Ein Klagebegehren ist rechtlich schlüssig, wenn das Sachbegehren des Klägers materiell‑rechtlich aus den zu seiner Begründung vorgetragenen Tatsachenbehauptungen abgeleitet werden kann (RIS‑Justiz RS0037516). Der Hinweis auf angeschlossene urkundliche Belege genügt dafür nicht (RIS‑Justiz RS0001252). Die Klägerin trifft als Kreditgeberin die Behauptungs‑ und Beweislast für die Höhe des gewährten Kreditbetrags sowie für den Ablauf des Rückzahlungstermins (vgl RIS‑Justiz RS0019319). Mangels anerkannten Saldos trifft sie auch die Behauptungs‑ und Beweislast dafür, wie sich der von ihr geltend gemachte Saldo errechnet (4 Ob 221/09t mwN; RIS‑Justiz RS0037955). Nach der allgemeinen Regel, wonach grundsätzlich jede Partei die für ihren Rechtsstandpunkt günstigen Tatsachen zu beweisen hat (RIS‑Justiz RS0037797), trifft sie schließlich auch die Behauptungs‑ und Beweislast dafür, dass Zinsen vereinbart wurden, sowie in welcher Höhe.

Diesen Anforderungen entsprechen die Klagebehauptungen nicht, weshalb die Klage als unschlüssig zu beurteilen ist. Weder hat die Klägerin die Höhe des ursprünglich gewährten Darlehensbetrags genannt, noch hat sie vorgebracht, ob Endfälligkeit besteht, wann Fälligkeit sonst eingetreten und welcher Zinssatz für das Darlehen während seiner vereinbarten Laufzeit festgelegt worden sei. Sie hat bloß behauptet, zum Todestag eine Forderung von 300.000,47 CHF gehabt zu haben, die sich nach Gutschrift des Erlöses aus dem Liegenschaftsverkauf und Konvertierung in Euro auf 42.137,40 EUR verringert habe. Sie erstattete kein Vorbringen zur Höhe der Kontoführungsentgelte und Sollzinsen, welche in der Folge zu einer Forderung per 27. Jänner 2004 von 42.171,76 EUR und in weiterer Folge zum 11. November 2014 von 126.190,20 EUR geführt haben sollen. Sie behauptet lediglich die Vereinbarung von Verzugszinsen in Höhe von 18,25 %, wozu die Vorinstanzen jedoch eine Negativfeststellung getroffen haben.
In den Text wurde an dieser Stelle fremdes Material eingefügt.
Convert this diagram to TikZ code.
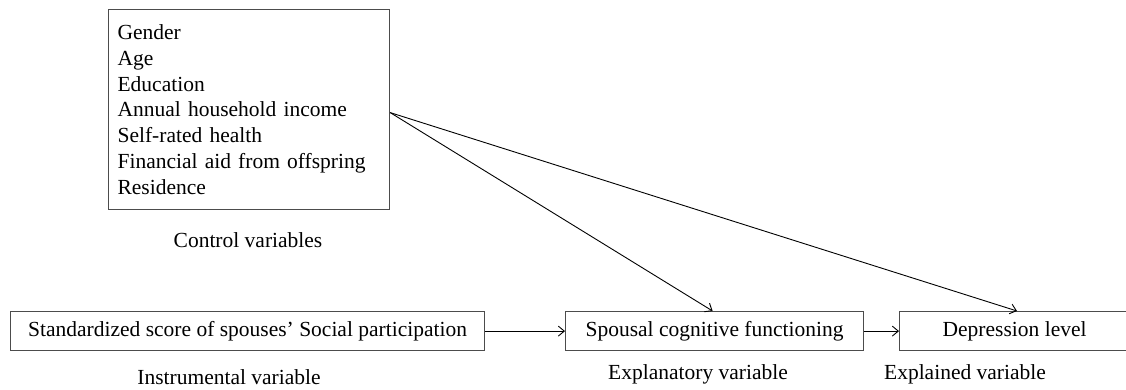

Der behauptete Außenstand kann aus den Behauptungen der Klägerin daher in keiner Weise nachvollzogen werden. Die von der Revisionswerberin ins Treffen geführten erstgerichtlichen Feststellungen beziehen sich lediglich auf die von der Klägerin behaupteten Außenstände, die aber nach dem sonstigen Klagevorbringen nicht nachvollziehbar sind.

Das Gericht darf zwar die Partei nicht mit seiner Rechtsansicht überraschen (RIS‑Justiz RS0108816, RS0037300); vor der Abweisung eines unschlüssigen Klagebegehrens ist ein Verbesserungsversuch vorzunehmen (RIS‑Justiz RS0117576, RS0037161, RS0036355, RS0037166). § 182a ZPO hat aber nichts daran geändert, dass es keiner richterlichen Anleitung zu einem Vorbringen bedarf, gegen das der Prozessgegner bereits Einwendungen erhoben hat. Angesichts solcher Einwendungen hat die andere Partei ihren Prozessstandpunkt selbst zu überprüfen und die erforderlichen Konsequenzen zu ziehen. Auch die Pflicht nach § 182a ZPO kann nicht bezwecken, das Gericht zur Erörterung eines Vorbringens zu zwingen, dessen Schwächen bereits der Prozessgegner aufzeigte (RIS‑Justiz RS0122365, RS0120056 [T4]).

Der Beklagte hat im Verfahren erster Instanz mehrfach ausdrücklich auf die Unschlüssigkeit des Klagebegehrens hingewiesen. Einer weiteren Erörterung des Klagebegehrens bedurfte es daher nicht.

Die Revision der Klägerin ist deshalb zurückzuweisen.

Die Klägerin hat dem Beklagten die Kosten der Revisionsbeantwortung gemäß §§ 41 und 50 ZPO zu ersetzen, weil er auf die Unzulässigkeit der gegnerischen Revision hingewiesen hat.